● Problem
Below is a listing; write it out exactly and drop any images from it.

● Data block
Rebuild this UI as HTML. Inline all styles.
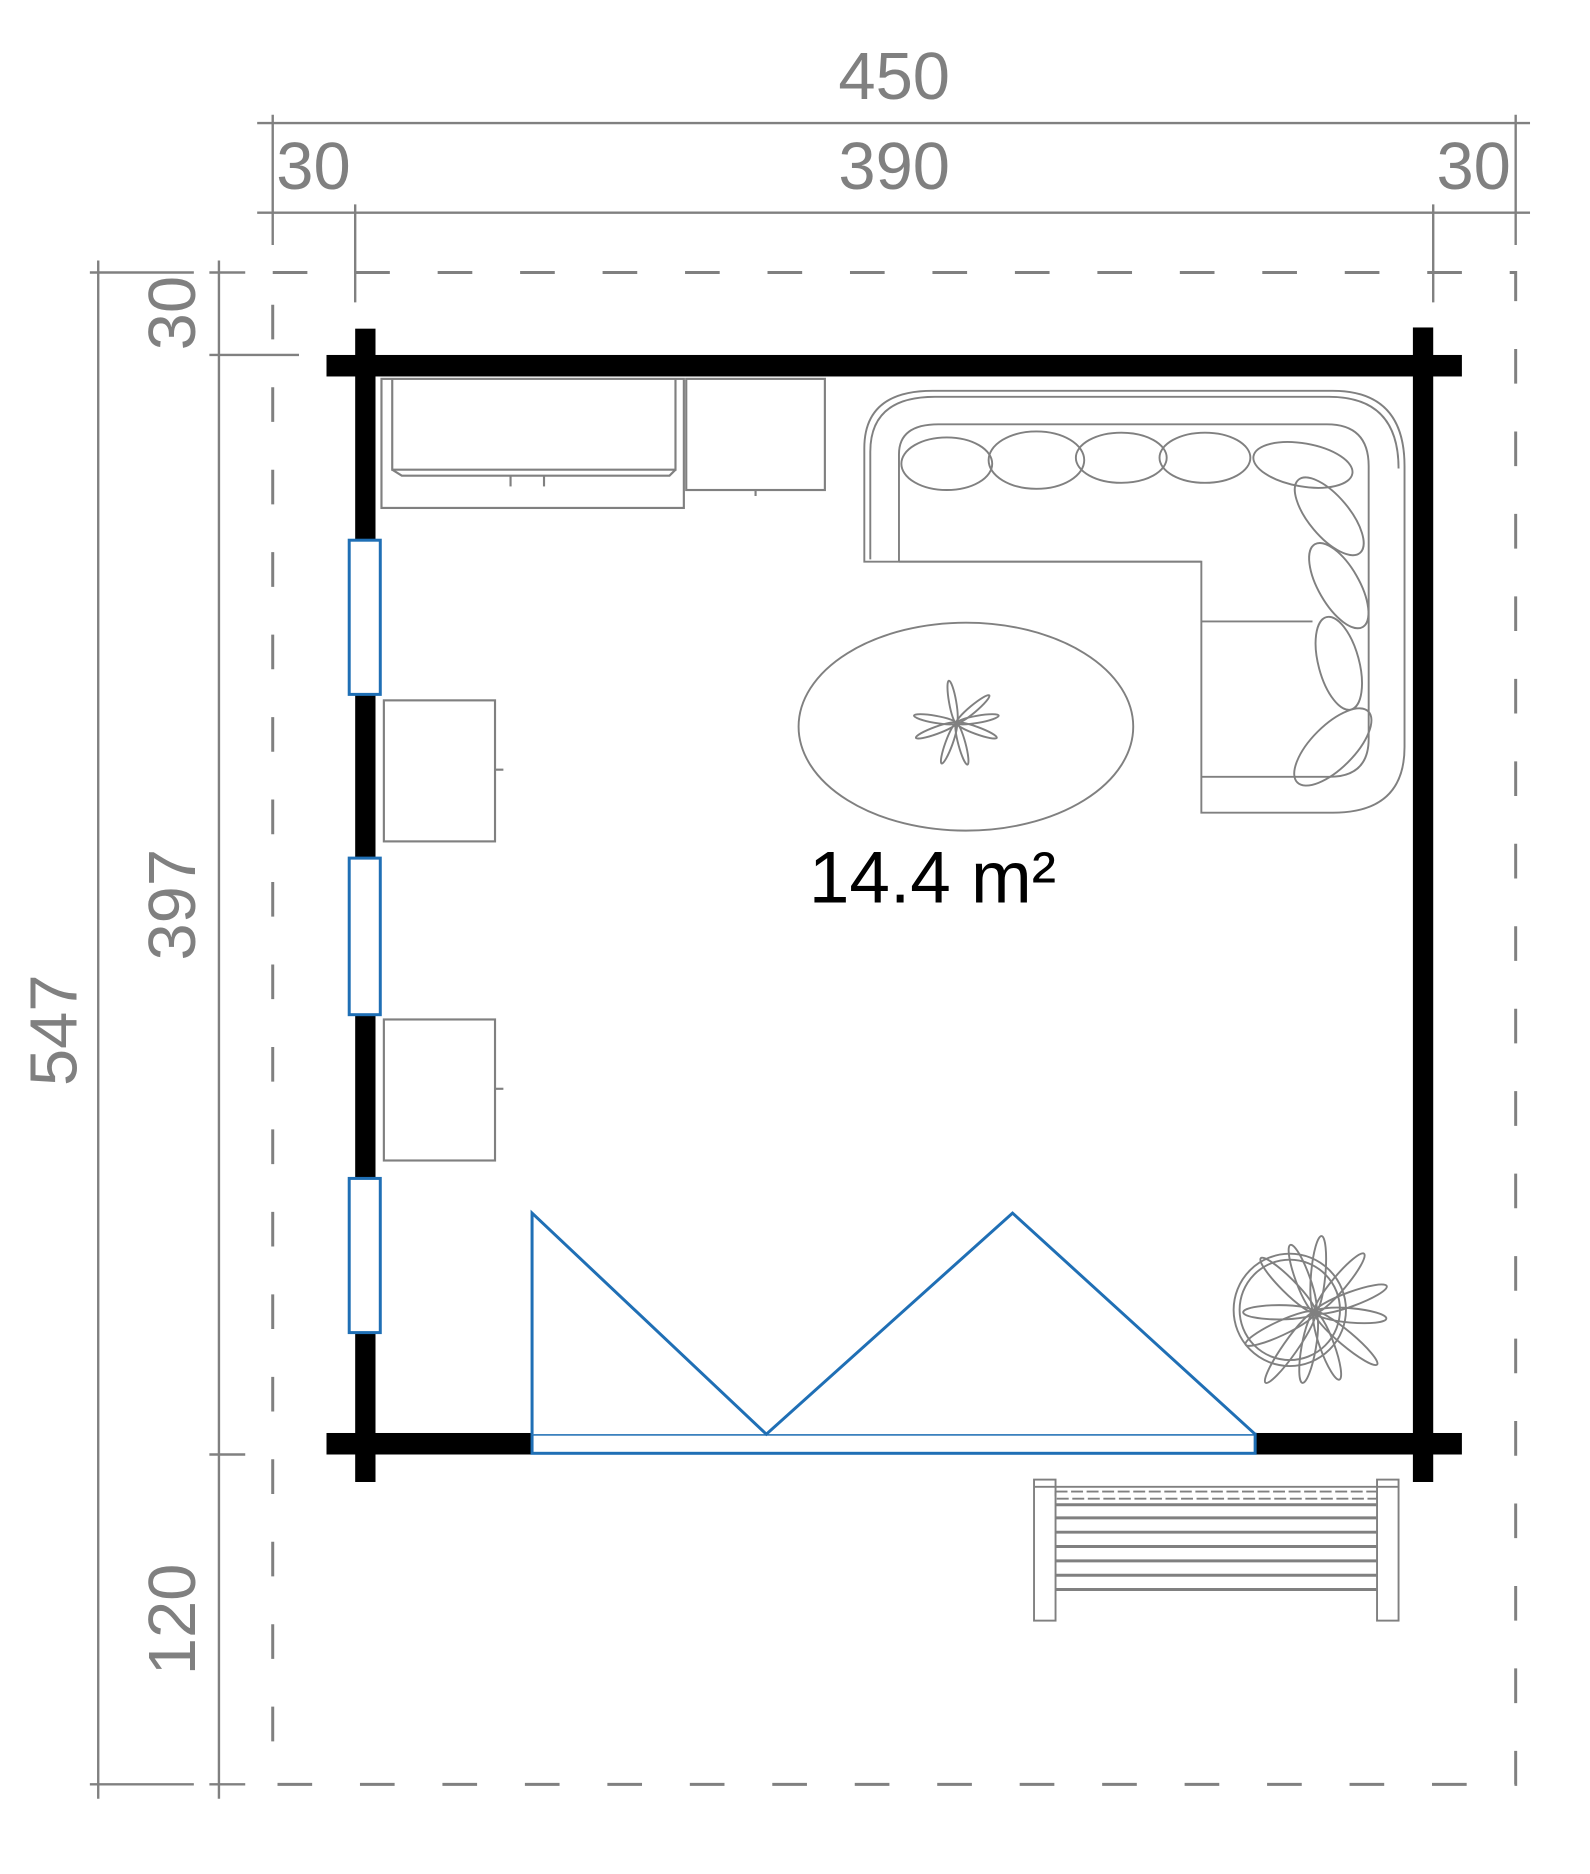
<!DOCTYPE html>
<html><head><meta charset="utf-8"><style>
html,body{margin:0;padding:0;background:#fff;}
svg{display:block;}
text{font-family:"Liberation Sans",Arial,sans-serif;fill:#808080;}
</style></head><body>
<svg width="1590" height="1874" viewBox="0 0 1330 1568" xmlns="http://www.w3.org/2000/svg">
<rect width="1330" height="1568" fill="#fff"/>
<g stroke="#808080" stroke-width="2" fill="none">
  <line x1="215" y1="103" x2="1280" y2="103"/>
  <line x1="215" y1="178" x2="1280" y2="178"/>
  <line x1="228" y1="96" x2="228" y2="205"/>
  <line x1="1268" y1="96" x2="1268" y2="205"/>
  <line x1="297" y1="171" x2="297" y2="253"/>
  <line x1="1199" y1="171" x2="1199" y2="253"/>
  <line x1="82" y1="218" x2="82" y2="1505"/>
  <line x1="183" y1="218" x2="183" y2="1505"/>
  <line x1="75" y1="228" x2="162" y2="228"/>
  <line x1="175" y1="228" x2="205" y2="228"/>
  <line x1="175" y1="297" x2="250" y2="297"/>
  <line x1="175" y1="1217" x2="205" y2="1217"/>
  <line x1="75" y1="1493" x2="162" y2="1493"/>
  <line x1="175" y1="1493" x2="205" y2="1493"/>
</g>
<rect x="228" y="228" width="1040" height="1265" fill="none" stroke="#808080" stroke-width="2.5" stroke-dasharray="29 40"/>
<g style="font-size:56px">
<text x="748" y="83" text-anchor="middle">450</text>
<text x="231" y="158">30</text>
<text x="748" y="158" text-anchor="middle">390</text>
<text x="1264" y="158" text-anchor="end">30</text>
<text transform="translate(64,862) rotate(-90)" text-anchor="middle">547</text>
<text transform="translate(163,262) rotate(-90)" text-anchor="middle">30</text>
<text transform="translate(163,757) rotate(-90)" text-anchor="middle">397</text>
<text transform="translate(163,1355) rotate(-90)" text-anchor="middle">120</text>
</g>

<g fill="#000">
  <rect x="273" y="297" width="950" height="18"/>
  <rect x="273" y="1199" width="950" height="18"/>
  <rect x="297" y="275" width="17" height="965"/>
  <rect x="1182" y="274" width="17" height="966"/>
</g>
<g fill="#fff" stroke="#1f6fb5" stroke-width="2.5">
  <rect x="292" y="452" width="26" height="129"/>
  <rect x="292" y="718" width="26" height="131"/>
  <rect x="292" y="986" width="26" height="129"/>
  <rect x="445" y="1200" width="605" height="16"/>
  <polyline points="445,1200 445,1015 641,1200 847,1015 1050,1200"/>
</g>

<g fill="none" stroke="#808080" stroke-width="1.8">
  <rect x="319" y="317" width="253" height="108"/>
  <path d="M328,317 L328,393 L565,393 L565,317"/>
  <path d="M328,393 L336,398 L560,398 L565,393"/>
  <line x1="427" y1="398" x2="427" y2="407"/><line x1="455" y1="398" x2="455" y2="407"/>
  <rect x="574" y="317" width="116" height="93"/>
  <line x1="632" y1="410" x2="632" y2="415"/>
  <rect x="321" y="586" width="93" height="118"/>
  <line x1="414" y1="644" x2="421" y2="644"/>
  <rect x="321" y="853" width="93" height="118"/>
  <line x1="414" y1="911" x2="421" y2="911"/>
</g>

<g fill="none" stroke="#808080" stroke-width="1.6">
  <path d="M723,470 L723,375 Q723,327 780,327 L1115,327 Q1175,327 1175,390 L1175,625 Q1175,680 1115,680 L1005,680 L1005,470 Z"/>
  <path d="M728,468 L728,378 Q728,332 782,332 L1112,332 Q1170,332 1170,392"/>
  <path d="M752,470 L752,380 Q752,355 785,355 L1110,355 Q1145,355 1145,390 L1145,618 Q1145,650 1112,650 L1005,650"/>
  <line x1="1005" y1="520" x2="1098" y2="520"/>
  <line x1="752" y1="470" x2="1005" y2="470"/>
  <g>
    <ellipse cx="792" cy="388" rx="38" ry="22"/>
    <ellipse cx="867" cy="385" rx="40" ry="24"/>
    <ellipse cx="938" cy="383" rx="38" ry="21"/>
    <ellipse cx="1008" cy="383" rx="38" ry="21"/>
    <ellipse cx="1090" cy="389" rx="42" ry="18" transform="rotate(10 1090 389)"/>
    <ellipse cx="1112" cy="432" rx="40" ry="17" transform="rotate(50 1112 432)"/>
    <ellipse cx="1120" cy="490" rx="40" ry="17" transform="rotate(60 1120 490)"/>
    <ellipse cx="1120" cy="555" rx="40" ry="17" transform="rotate(75 1120 555)"/>
    <ellipse cx="1115" cy="625" rx="42" ry="18" transform="rotate(-45 1115 625)"/>
  </g>
  <ellipse cx="808" cy="608" rx="140" ry="87"/>
  <g transform="translate(800,605)">
    <ellipse cx="18" cy="0" rx="18" ry="3" transform="rotate(-40)"/>
    <ellipse cx="18" cy="0" rx="18" ry="3" transform="rotate(20)"/>
    <ellipse cx="18" cy="0" rx="18" ry="3" transform="rotate(75)"/>
    <ellipse cx="18" cy="0" rx="18" ry="3" transform="rotate(110)"/>
    <ellipse cx="18" cy="0" rx="18" ry="3" transform="rotate(160)"/>
    <ellipse cx="18" cy="0" rx="18" ry="3" transform="rotate(190)"/>
    <ellipse cx="18" cy="0" rx="18" ry="3" transform="rotate(260)"/>
    <ellipse cx="18" cy="0" rx="18" ry="3" transform="rotate(-10)"/>
  </g>
</g>
<text x="780" y="755" text-anchor="middle" style="fill:#000;font-size:61px">14.4 m²</text>

<g fill="none" stroke="#808080" stroke-width="1.6">
  <circle cx="1079" cy="1096" r="47"/>
  <circle cx="1079" cy="1096" r="42"/>
  <g transform="translate(1100,1098)">
    <ellipse cx="32" cy="0" rx="32" ry="6" transform="rotate(-50)"/>
    <ellipse cx="32" cy="0" rx="32" ry="6" transform="rotate(-20)"/>
    <ellipse cx="30" cy="0" rx="30" ry="6" transform="rotate(5)"/>
    <ellipse cx="34" cy="0" rx="34" ry="6" transform="rotate(40)"/>
    <ellipse cx="30" cy="0" rx="30" ry="6" transform="rotate(70)"/>
    <ellipse cx="30" cy="0" rx="30" ry="6" transform="rotate(100)"/>
    <ellipse cx="36" cy="0" rx="36" ry="6" transform="rotate(125)"/>
    <ellipse cx="32" cy="0" rx="32" ry="6" transform="rotate(155)"/>
    <ellipse cx="30" cy="0" rx="30" ry="6" transform="rotate(180)"/>
    <ellipse cx="32" cy="0" rx="32" ry="6" transform="rotate(-135)"/>
    <ellipse cx="30" cy="0" rx="30" ry="6" transform="rotate(-110)"/>
    <ellipse cx="32" cy="0" rx="32" ry="6" transform="rotate(-85)"/>
  </g>
</g>

<g fill="none" stroke="#808080" stroke-width="1.6">
  <rect x="865" y="1238" width="18" height="118"/>
  <rect x="1152" y="1238" width="18" height="118"/>
  <line x1="865" y1="1244" x2="1170" y2="1244"/>
  <rect x="883" y="1248" width="269" height="6" stroke-dasharray="10 3"/>
  <g stroke-width="2.5">
    <line x1="883" y1="1259" x2="1152" y2="1259"/>
    <line x1="883" y1="1270" x2="1152" y2="1270"/>
    <line x1="883" y1="1282" x2="1152" y2="1282"/>
    <line x1="883" y1="1294" x2="1152" y2="1294"/>
    <line x1="883" y1="1306" x2="1152" y2="1306"/>
    <line x1="883" y1="1318" x2="1152" y2="1318"/>
    <line x1="883" y1="1330" x2="1152" y2="1330"/>
  </g>
</g>
</svg>
</body></html>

● Final answer
Rebuild this UI as HTML. Inline all styles.
<!DOCTYPE html>
<html><head><meta charset="utf-8"><style>
html,body{margin:0;padding:0;background:#fff;}
svg{display:block;}
text{font-family:"Liberation Sans",Arial,sans-serif;fill:#808080;}
</style></head><body>
<svg width="1590" height="1874" viewBox="0 0 1330 1568" xmlns="http://www.w3.org/2000/svg">
<rect width="1330" height="1568" fill="#fff"/>
<g stroke="#808080" stroke-width="2" fill="none">
  <line x1="215" y1="103" x2="1280" y2="103"/>
  <line x1="215" y1="178" x2="1280" y2="178"/>
  <line x1="228" y1="96" x2="228" y2="205"/>
  <line x1="1268" y1="96" x2="1268" y2="205"/>
  <line x1="297" y1="171" x2="297" y2="253"/>
  <line x1="1199" y1="171" x2="1199" y2="253"/>
  <line x1="82" y1="218" x2="82" y2="1505"/>
  <line x1="183" y1="218" x2="183" y2="1505"/>
  <line x1="75" y1="228" x2="162" y2="228"/>
  <line x1="175" y1="228" x2="205" y2="228"/>
  <line x1="175" y1="297" x2="250" y2="297"/>
  <line x1="175" y1="1217" x2="205" y2="1217"/>
  <line x1="75" y1="1493" x2="162" y2="1493"/>
  <line x1="175" y1="1493" x2="205" y2="1493"/>
</g>
<rect x="228" y="228" width="1040" height="1265" fill="none" stroke="#808080" stroke-width="2.5" stroke-dasharray="29 40"/>
<g style="font-size:56px">
<text x="748" y="83" text-anchor="middle">450</text>
<text x="231" y="158">30</text>
<text x="748" y="158" text-anchor="middle">390</text>
<text x="1264" y="158" text-anchor="end">30</text>
<text transform="translate(64,862) rotate(-90)" text-anchor="middle">547</text>
<text transform="translate(163,262) rotate(-90)" text-anchor="middle">30</text>
<text transform="translate(163,757) rotate(-90)" text-anchor="middle">397</text>
<text transform="translate(163,1355) rotate(-90)" text-anchor="middle">120</text>
</g>

<g fill="#000">
  <rect x="273" y="297" width="950" height="18"/>
  <rect x="273" y="1199" width="950" height="18"/>
  <rect x="297" y="275" width="17" height="965"/>
  <rect x="1182" y="274" width="17" height="966"/>
</g>
<g fill="#fff" stroke="#1f6fb5" stroke-width="2.5">
  <rect x="292" y="452" width="26" height="129"/>
  <rect x="292" y="718" width="26" height="131"/>
  <rect x="292" y="986" width="26" height="129"/>
  <rect x="445" y="1200" width="605" height="16"/>
  <polyline points="445,1200 445,1015 641,1200 847,1015 1050,1200"/>
</g>

<g fill="none" stroke="#808080" stroke-width="1.8">
  <rect x="319" y="317" width="253" height="108"/>
  <path d="M328,317 L328,393 L565,393 L565,317"/>
  <path d="M328,393 L336,398 L560,398 L565,393"/>
  <line x1="427" y1="398" x2="427" y2="407"/><line x1="455" y1="398" x2="455" y2="407"/>
  <rect x="574" y="317" width="116" height="93"/>
  <line x1="632" y1="410" x2="632" y2="415"/>
  <rect x="321" y="586" width="93" height="118"/>
  <line x1="414" y1="644" x2="421" y2="644"/>
  <rect x="321" y="853" width="93" height="118"/>
  <line x1="414" y1="911" x2="421" y2="911"/>
</g>

<g fill="none" stroke="#808080" stroke-width="1.6">
  <path d="M723,470 L723,375 Q723,327 780,327 L1115,327 Q1175,327 1175,390 L1175,625 Q1175,680 1115,680 L1005,680 L1005,470 Z"/>
  <path d="M728,468 L728,378 Q728,332 782,332 L1112,332 Q1170,332 1170,392"/>
  <path d="M752,470 L752,380 Q752,355 785,355 L1110,355 Q1145,355 1145,390 L1145,618 Q1145,650 1112,650 L1005,650"/>
  <line x1="1005" y1="520" x2="1098" y2="520"/>
  <line x1="752" y1="470" x2="1005" y2="470"/>
  <g>
    <ellipse cx="792" cy="388" rx="38" ry="22"/>
    <ellipse cx="867" cy="385" rx="40" ry="24"/>
    <ellipse cx="938" cy="383" rx="38" ry="21"/>
    <ellipse cx="1008" cy="383" rx="38" ry="21"/>
    <ellipse cx="1090" cy="389" rx="42" ry="18" transform="rotate(10 1090 389)"/>
    <ellipse cx="1112" cy="432" rx="40" ry="17" transform="rotate(50 1112 432)"/>
    <ellipse cx="1120" cy="490" rx="40" ry="17" transform="rotate(60 1120 490)"/>
    <ellipse cx="1120" cy="555" rx="40" ry="17" transform="rotate(75 1120 555)"/>
    <ellipse cx="1115" cy="625" rx="42" ry="18" transform="rotate(-45 1115 625)"/>
  </g>
  <ellipse cx="808" cy="608" rx="140" ry="87"/>
  <g transform="translate(800,605)">
    <ellipse cx="18" cy="0" rx="18" ry="3" transform="rotate(-40)"/>
    <ellipse cx="18" cy="0" rx="18" ry="3" transform="rotate(20)"/>
    <ellipse cx="18" cy="0" rx="18" ry="3" transform="rotate(75)"/>
    <ellipse cx="18" cy="0" rx="18" ry="3" transform="rotate(110)"/>
    <ellipse cx="18" cy="0" rx="18" ry="3" transform="rotate(160)"/>
    <ellipse cx="18" cy="0" rx="18" ry="3" transform="rotate(190)"/>
    <ellipse cx="18" cy="0" rx="18" ry="3" transform="rotate(260)"/>
    <ellipse cx="18" cy="0" rx="18" ry="3" transform="rotate(-10)"/>
  </g>
</g>
<text x="780" y="755" text-anchor="middle" style="fill:#000;font-size:61px">14.4 m²</text>

<g fill="none" stroke="#808080" stroke-width="1.6">
  <circle cx="1079" cy="1096" r="47"/>
  <circle cx="1079" cy="1096" r="42"/>
  <g transform="translate(1100,1098)">
    <ellipse cx="32" cy="0" rx="32" ry="6" transform="rotate(-50)"/>
    <ellipse cx="32" cy="0" rx="32" ry="6" transform="rotate(-20)"/>
    <ellipse cx="30" cy="0" rx="30" ry="6" transform="rotate(5)"/>
    <ellipse cx="34" cy="0" rx="34" ry="6" transform="rotate(40)"/>
    <ellipse cx="30" cy="0" rx="30" ry="6" transform="rotate(70)"/>
    <ellipse cx="30" cy="0" rx="30" ry="6" transform="rotate(100)"/>
    <ellipse cx="36" cy="0" rx="36" ry="6" transform="rotate(125)"/>
    <ellipse cx="32" cy="0" rx="32" ry="6" transform="rotate(155)"/>
    <ellipse cx="30" cy="0" rx="30" ry="6" transform="rotate(180)"/>
    <ellipse cx="32" cy="0" rx="32" ry="6" transform="rotate(-135)"/>
    <ellipse cx="30" cy="0" rx="30" ry="6" transform="rotate(-110)"/>
    <ellipse cx="32" cy="0" rx="32" ry="6" transform="rotate(-85)"/>
  </g>
</g>

<g fill="none" stroke="#808080" stroke-width="1.6">
  <rect x="865" y="1238" width="18" height="118"/>
  <rect x="1152" y="1238" width="18" height="118"/>
  <line x1="865" y1="1244" x2="1170" y2="1244"/>
  <rect x="883" y="1248" width="269" height="6" stroke-dasharray="10 3"/>
  <g stroke-width="2.5">
    <line x1="883" y1="1259" x2="1152" y2="1259"/>
    <line x1="883" y1="1270" x2="1152" y2="1270"/>
    <line x1="883" y1="1282" x2="1152" y2="1282"/>
    <line x1="883" y1="1294" x2="1152" y2="1294"/>
    <line x1="883" y1="1306" x2="1152" y2="1306"/>
    <line x1="883" y1="1318" x2="1152" y2="1318"/>
    <line x1="883" y1="1330" x2="1152" y2="1330"/>
  </g>
</g>
</svg>
</body></html>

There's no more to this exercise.